[Code that draws figures]
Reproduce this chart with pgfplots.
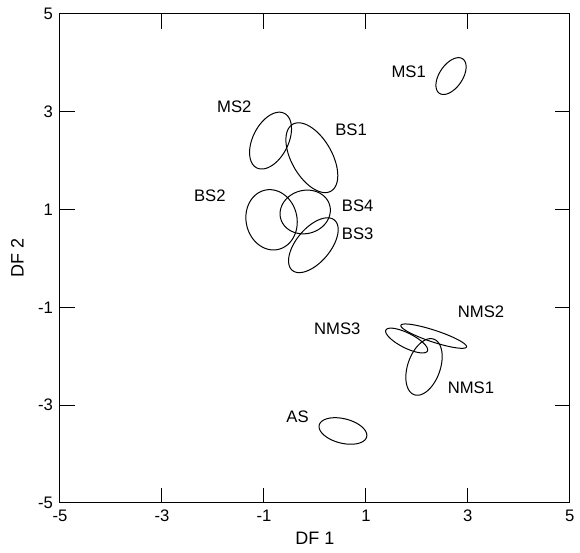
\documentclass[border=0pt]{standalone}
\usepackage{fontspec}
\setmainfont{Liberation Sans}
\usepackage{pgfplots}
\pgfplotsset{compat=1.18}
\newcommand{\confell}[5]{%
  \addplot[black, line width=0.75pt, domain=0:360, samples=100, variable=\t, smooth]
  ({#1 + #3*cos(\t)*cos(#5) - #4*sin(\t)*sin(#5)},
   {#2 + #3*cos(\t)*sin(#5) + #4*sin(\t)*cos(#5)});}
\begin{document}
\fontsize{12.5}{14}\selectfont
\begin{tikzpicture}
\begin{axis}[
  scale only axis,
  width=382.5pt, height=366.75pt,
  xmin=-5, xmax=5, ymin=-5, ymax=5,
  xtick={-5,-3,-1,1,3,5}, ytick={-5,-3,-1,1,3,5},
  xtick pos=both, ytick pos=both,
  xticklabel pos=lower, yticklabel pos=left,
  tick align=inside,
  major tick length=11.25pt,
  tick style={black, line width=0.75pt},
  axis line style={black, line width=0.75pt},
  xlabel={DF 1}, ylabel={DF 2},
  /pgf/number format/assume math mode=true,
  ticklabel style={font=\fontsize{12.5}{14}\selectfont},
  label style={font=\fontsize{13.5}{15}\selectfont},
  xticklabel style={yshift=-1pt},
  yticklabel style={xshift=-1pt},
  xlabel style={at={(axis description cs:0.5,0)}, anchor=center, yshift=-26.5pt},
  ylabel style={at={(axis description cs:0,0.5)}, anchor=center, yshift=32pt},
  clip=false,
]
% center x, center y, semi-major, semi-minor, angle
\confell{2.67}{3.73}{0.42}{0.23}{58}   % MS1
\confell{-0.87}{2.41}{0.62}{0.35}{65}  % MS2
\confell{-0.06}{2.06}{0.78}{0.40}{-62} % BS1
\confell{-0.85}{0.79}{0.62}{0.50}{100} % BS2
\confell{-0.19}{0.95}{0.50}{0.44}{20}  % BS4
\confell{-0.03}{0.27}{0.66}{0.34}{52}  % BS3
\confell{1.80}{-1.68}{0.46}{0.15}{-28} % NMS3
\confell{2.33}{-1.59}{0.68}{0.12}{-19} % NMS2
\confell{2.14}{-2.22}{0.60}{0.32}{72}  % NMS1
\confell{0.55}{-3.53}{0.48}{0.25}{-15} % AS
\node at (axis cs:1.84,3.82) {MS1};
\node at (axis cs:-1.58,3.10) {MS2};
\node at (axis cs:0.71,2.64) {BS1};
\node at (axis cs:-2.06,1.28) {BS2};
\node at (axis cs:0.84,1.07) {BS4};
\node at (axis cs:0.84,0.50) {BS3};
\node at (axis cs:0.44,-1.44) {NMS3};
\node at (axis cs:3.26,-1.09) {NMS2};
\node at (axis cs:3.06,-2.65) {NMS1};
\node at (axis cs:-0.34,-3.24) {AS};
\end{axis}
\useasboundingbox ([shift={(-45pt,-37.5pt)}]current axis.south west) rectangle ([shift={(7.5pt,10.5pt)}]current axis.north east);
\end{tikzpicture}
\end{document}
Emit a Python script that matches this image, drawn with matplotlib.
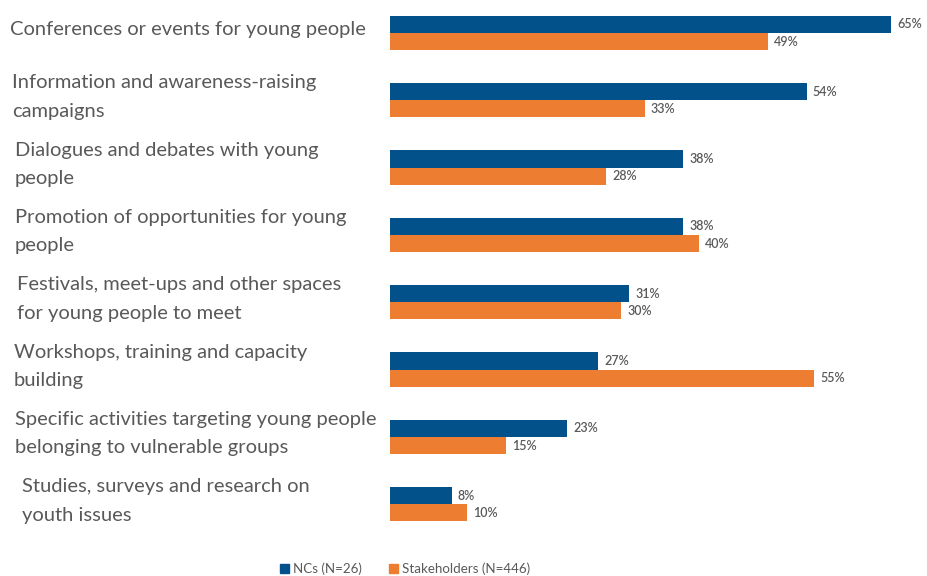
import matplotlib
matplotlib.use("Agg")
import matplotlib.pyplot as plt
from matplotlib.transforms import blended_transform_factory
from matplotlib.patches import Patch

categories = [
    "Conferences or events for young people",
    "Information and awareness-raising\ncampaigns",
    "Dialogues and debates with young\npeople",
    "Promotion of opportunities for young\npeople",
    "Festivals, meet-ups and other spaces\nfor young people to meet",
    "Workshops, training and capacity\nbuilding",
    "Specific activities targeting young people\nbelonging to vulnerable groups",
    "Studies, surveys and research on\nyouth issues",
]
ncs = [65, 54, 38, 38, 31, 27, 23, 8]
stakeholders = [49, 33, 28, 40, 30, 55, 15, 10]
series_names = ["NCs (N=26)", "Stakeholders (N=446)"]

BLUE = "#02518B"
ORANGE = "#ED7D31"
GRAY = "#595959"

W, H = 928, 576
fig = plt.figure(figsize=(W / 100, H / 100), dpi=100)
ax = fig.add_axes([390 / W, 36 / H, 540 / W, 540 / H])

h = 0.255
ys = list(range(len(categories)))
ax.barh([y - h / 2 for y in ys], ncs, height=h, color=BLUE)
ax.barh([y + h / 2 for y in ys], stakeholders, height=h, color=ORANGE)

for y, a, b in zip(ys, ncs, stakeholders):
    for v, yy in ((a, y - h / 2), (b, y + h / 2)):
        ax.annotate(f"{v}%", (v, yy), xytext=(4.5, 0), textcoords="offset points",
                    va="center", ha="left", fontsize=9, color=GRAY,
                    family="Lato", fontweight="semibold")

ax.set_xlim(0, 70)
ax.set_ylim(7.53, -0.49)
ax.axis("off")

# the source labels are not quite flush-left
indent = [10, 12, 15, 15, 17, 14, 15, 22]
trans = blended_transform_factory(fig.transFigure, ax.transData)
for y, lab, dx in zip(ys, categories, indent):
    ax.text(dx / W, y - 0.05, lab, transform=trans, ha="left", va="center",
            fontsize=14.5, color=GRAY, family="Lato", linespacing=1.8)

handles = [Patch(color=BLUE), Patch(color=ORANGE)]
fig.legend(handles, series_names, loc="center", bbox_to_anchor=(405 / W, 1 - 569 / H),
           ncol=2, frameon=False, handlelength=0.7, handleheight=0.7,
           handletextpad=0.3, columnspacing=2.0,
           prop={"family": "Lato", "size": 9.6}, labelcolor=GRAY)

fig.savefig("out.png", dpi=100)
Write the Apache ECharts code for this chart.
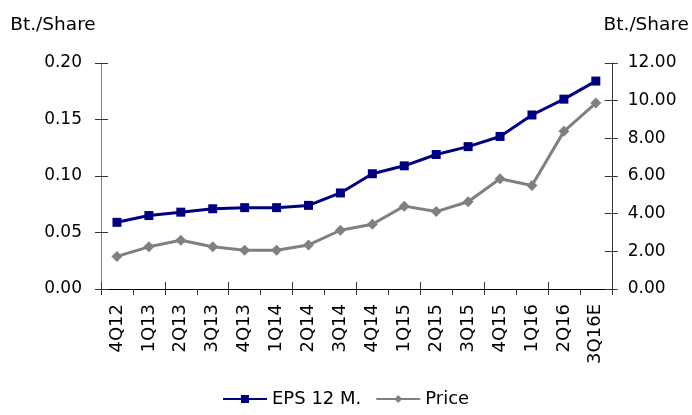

* _PROBLEM TO WORK ON_: List each line in the listing that contains the string "this".

* _REPLY TO THE TASK_:
Reproduce this chart with pgfplots.
Emit a Python script that matches this image, drawn with matplotlib.
Write the Apache ECharts code for this chart.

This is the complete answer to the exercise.